设计一个算法来计算你所能获取的最大利润。你可以尽可能地完成更多的交易(多次买卖一支股票)。
注意:你不能同时参与多笔交易(你必须在再次购买前出售掉之前的股票)

Example 1:
Input: [7,1,5,3,6,4]
Output: 7
Explanation: Buy on day 2 (price = 1) and sell on day 3 (price = 5), profit = 5-1 = 4.
             Then buy on day 4 (price = 3) and sell on day 5 (price = 6), profit = 6-3 = 3.
             
Example 2:
Input: [1,2,3,4,5]
Output: 4
Explanation: Buy on day 1 (price = 1) and sell on day 5 (price = 5), profit = 5-1 = 4.
             Note that you cannot buy on day 1, buy on day 2 and sell them later, as you are
             engaging multiple transactions at the same time. You must sell before buying again.
             
Example 3:
Input: [7,6,4,3,1]
Output: 0
Explanation: In this case, no transaction is done, i.e. max profit = 0.

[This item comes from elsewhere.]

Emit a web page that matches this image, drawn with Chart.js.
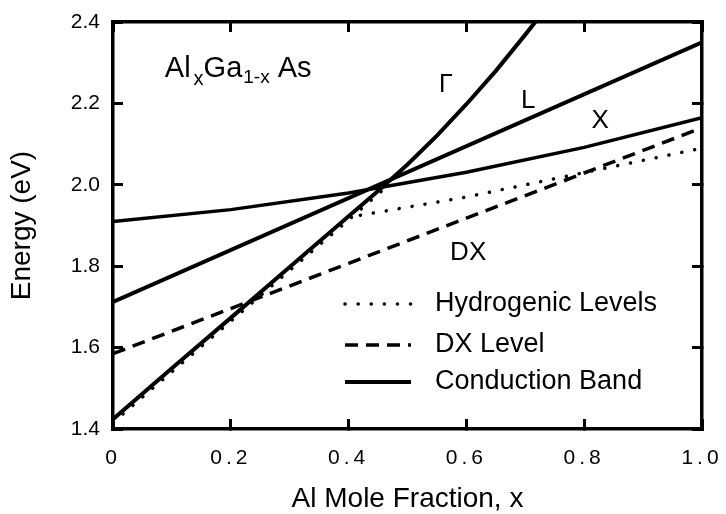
<!DOCTYPE html>
<html>
<head>
<meta charset="utf-8">
<title>AlGaAs band edges</title>
<script src="https://cdn.jsdelivr.net/npm/chart.js@4.4.1/dist/chart.umd.min.js"></script>
<style>
  html, body { margin: 0; padding: 0; background: #fff; }
</style>
</head>
<body>
<canvas id="bandChart" width="726" height="514"></canvas>
<script>
// Al mole fraction (x) and energy (eV)

// Gamma conduction band minimum (bends upward past x ~ 0.45)
const gammaX = [0, 0.1, 0.2, 0.3, 0.4, 0.45, 0.5, 0.55, 0.6, 0.65, 0.7, 0.73];
const gammaE = [1.424, 1.549, 1.673, 1.798, 1.923, 1.985, 2.050, 2.121, 2.198, 2.280, 2.369, 2.424];

// L valley
const lX = [0, 1.0];
const lE = [1.712, 2.35];

// X valley
const xvX = [0, 0.2, 0.4, 0.6, 0.8, 1.0];
const xvE = [1.910, 1.939, 1.980, 2.031, 2.092, 2.165];

// DX level
const dxX = [0, 0.2, 0.4, 0.6, 0.8, 1.0];
const dxE = [1.585, 1.696, 1.807, 1.918, 2.029, 2.140];

// hydrogenic levels: one just under Gamma, one under the X valley
const hydGX = [0, 0.1, 0.2, 0.3, 0.4, 0.465];
const hydGE = [1.416, 1.541, 1.665, 1.790, 1.914, 1.996];
const hydXX = [0.42, 0.6, 0.8, 1.0];
const hydXE = [1.925, 1.970, 2.030, 2.090];

const xTickLabels = ["0", "0.2", "0.4", "0.6", "0.8", "1.0"];
const yTickLabels = ["1.4", "1.6", "1.8", "2.0", "2.2", "2.4"];

const FONT = "'Liberation Sans', Arial, Helvetica, sans-serif";

const toPoints = (xs, ys) => xs.map((x, i) => ({ x: x, y: ys[i] }));

function lineSet(label, xs, ys, extra) {
  return Object.assign({
    label: label,
    data: toPoints(xs, ys),
    borderColor: "#000",
    borderWidth: 4,
    pointRadius: 0,
    fill: false,
    tension: 0,
  }, extra || {});
}

const datasets = [
  lineSet("Conduction Band", gammaX, gammaE),
  lineSet("L", lX, lE),
  lineSet("X", xvX, xvE, { borderWidth: 3.5 }),
  lineSet("DX Level", dxX, dxE, { borderWidth: 3.5, borderDash: [13, 8] }),
  lineSet("Hydrogenic Levels", hydGX, hydGE, { borderWidth: 3.5, borderDash: [0.1, 13], borderCapStyle: "round" }),
  lineSet("Hydrogenic Levels", hydXX, hydXE, { borderWidth: 3.5, borderDash: [0.1, 13], borderCapStyle: "round" }),
];

// text labels inside the plot, placed in data units
const notes = [
  { text: "\u0393", x: 0.565, y: 2.244, size: 25 },
  { text: "L", x: 0.705, y: 2.207, size: 26 },
  { text: "X", x: 0.827, y: 2.156, size: 26 },
  { text: "DX", x: 0.603, y: 1.832, size: 26 },
];

const legendItems = [
  { text: "Hydrogenic Levels", ds: 4 },
  { text: "DX Level", ds: 3 },
  { text: "Conduction Band", ds: 0 },
];

const textPlugin = {
  id: "bandText",
  beforeDraw(chart) {
    // the bottom tick labels are set with wide letter spacing in the original
    const sx = chart.scales.x;
    if (!sx._spaced) {
      const orig = sx.drawLabels;
      sx.drawLabels = function (area) {
        this.ctx.save();
        this.ctx.letterSpacing = "4px";
        orig.call(this, area);
        this.ctx.restore();
      };
      sx._spaced = true;
    }
  },
  afterDraw(chart) {
    const ctx = chart.ctx;
    const xs = chart.scales.x, ys = chart.scales.y;
    const area = chart.chartArea;
    ctx.save();
    ctx.fillStyle = "#000";

    notes.forEach((n) => {
      ctx.font = n.size + "px " + FONT;
      ctx.textAlign = "center";
      ctx.textBaseline = "middle";
      ctx.fillText(n.text, xs.getPixelForValue(n.x), ys.getPixelForValue(n.y));
    });

    // Al_x Ga_1-x As
    let px = xs.getPixelForValue(0.088);
    const base = ys.getPixelForValue(2.264);
    ctx.textAlign = "left";
    ctx.textBaseline = "alphabetic";
    const parts = [
      { t: "Al", size: 29, dy: 0, gap: 3 },
      { t: "x", size: 20, dy: 8, gap: 0 },
      { t: "Ga", size: 29, dy: 0, gap: 1 },
      { t: "1-x", size: 19, dy: 6, gap: 0 },
      { t: " As", size: 29, dy: 0, gap: 0 },
    ];
    parts.forEach((p) => {
      ctx.font = p.size + "px " + FONT;
      ctx.fillText(p.t, px, base + p.dy);
      px += ctx.measureText(p.t).width + p.gap;
    });

    // legend, bottom right inside the frame
    const rows = [304, 345, 382];
    legendItems.forEach((item, i) => {
      const ds = chart.data.datasets[item.ds];
      const y = rows[i];
      ctx.beginPath();
      ctx.lineWidth = ds.borderWidth;
      ctx.lineCap = ds.borderCapStyle || "butt";
      ctx.setLineDash(ds.borderDash || []);
      ctx.strokeStyle = "#000";
      ctx.moveTo(area.left + 232, y);
      ctx.lineTo(area.left + 298, y);
      ctx.stroke();
      ctx.setLineDash([]);
      ctx.font = "27px " + FONT;
      ctx.textBaseline = "middle";
      ctx.fillText(item.text, area.left + 322, y);
    });
    ctx.restore();
  },
};

// fixed axis sizes; drop the label overhang padding so the frame sits where the original is
function fixSize(prop, size) {
  return (s) => {
    s[prop] = size;
    s.paddingTop = 0;
    s.paddingBottom = 0;
    s.paddingLeft = 0;
    s.paddingRight = 0;
  };
}

const frameGrid = { drawOnChartArea: false, drawTicks: true, tickLength: -10, tickWidth: 3, lineWidth: 3, color: "#000" };
const frameBorder = { display: true, color: "#000", width: 3.5 };

new Chart(document.getElementById("bandChart").getContext("2d"), {
  type: "line",
  data: { datasets: datasets },
  options: {
    responsive: false,
    animation: false,
    layout: { padding: { left: 0, top: 22, right: 24, bottom: 0 } },
    plugins: { legend: { display: false }, tooltip: { enabled: false } },
    scales: {
      x: {
        type: "linear", position: "bottom", min: 0, max: 1,
        ticks: {
          stepSize: 0.2, autoSkip: false, maxRotation: 0, padding: 27, color: "#000",
          font: { family: FONT, size: 21 },
          callback: (v, i) => xTickLabels[i],
        },
        grid: frameGrid,
        border: frameBorder,
        title: {
          display: true, text: "Al Mole Fraction, x", color: "#000",
          font: { family: FONT, size: 28, lineHeight: 1 }, padding: { top: 0, bottom: 1 },
        },
        afterFit: fixSize("height", 85),
      },
      x2: {
        type: "linear", position: "top", min: 0, max: 1,
        ticks: { stepSize: 0.2, display: false },
        grid: frameGrid,
        border: frameBorder,
        afterFit: fixSize("height", 0),
      },
      y: {
        type: "linear", position: "left", min: 1.4, max: 2.4,
        ticks: {
          stepSize: 0.2, padding: 23, color: "#000",
          font: { family: FONT, size: 21 },
          callback: (v, i) => yTickLabels[i],
        },
        grid: frameGrid,
        border: frameBorder,
        title: {
          display: true, text: "Energy (eV)", color: "#000",
          font: { family: FONT, size: 28, lineHeight: 1 }, padding: { top: 8, bottom: 0 },
        },
        afterFit: fixSize("width", 113),
      },
      y2: {
        type: "linear", position: "right", min: 1.4, max: 2.4,
        ticks: { stepSize: 0.2, display: false },
        grid: frameGrid,
        border: frameBorder,
        afterFit: fixSize("width", 0),
      },
    },
  },
  plugins: [textPlugin],
});
</script>
</body>
</html>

思路】1.贪心算法,判断某一小段的最高点,即在这部分利益最大。最终要求的利益最大,就是各部分最大利益之和。
2.这个方法是solution的,代码很简单,原理看下图,等效于只要后一天的大于前一天就可以买入卖出。
注:此解法不是说从第3天买入,第4天卖出,然后第4天买入第5天卖出......。这里的意思是这样的算得的利益
数值上等于 第3天买入,第6天卖出。

【Leetcode】122. Best Time to Buy and Sell Stock II买卖股票的最佳时机 II

代码1:
class Solution {
public:
    int maxProfit(vector<int>& prices) {
       int max=0,p=0,profit;        
        int i=0;
               for(int j=1;j<prices.size();j++){
                   profit=prices[j]-prices[i];
                       if(max>profit){
                           i=j;                         
                          p+=max;   
                           max=0;
                       }
                       else
                       {max=profit;
                        if(j==prices.size()-1)p+=max;
                       }                                       
               }
        return p;
    }
};

代码2:

class Solution {
public:
    int maxProfit(vector<int>& prices) {
        int profit = 0;
        if(prices.size() <= 1) return 0;
        for(int i =1;i < prices.size();i++)
        {
           if (prices[i] > prices[i-1])
               {        
                   profit+=prices[i] - prices[i-1];
               }
            
        }
            
       return profit; 
    }
};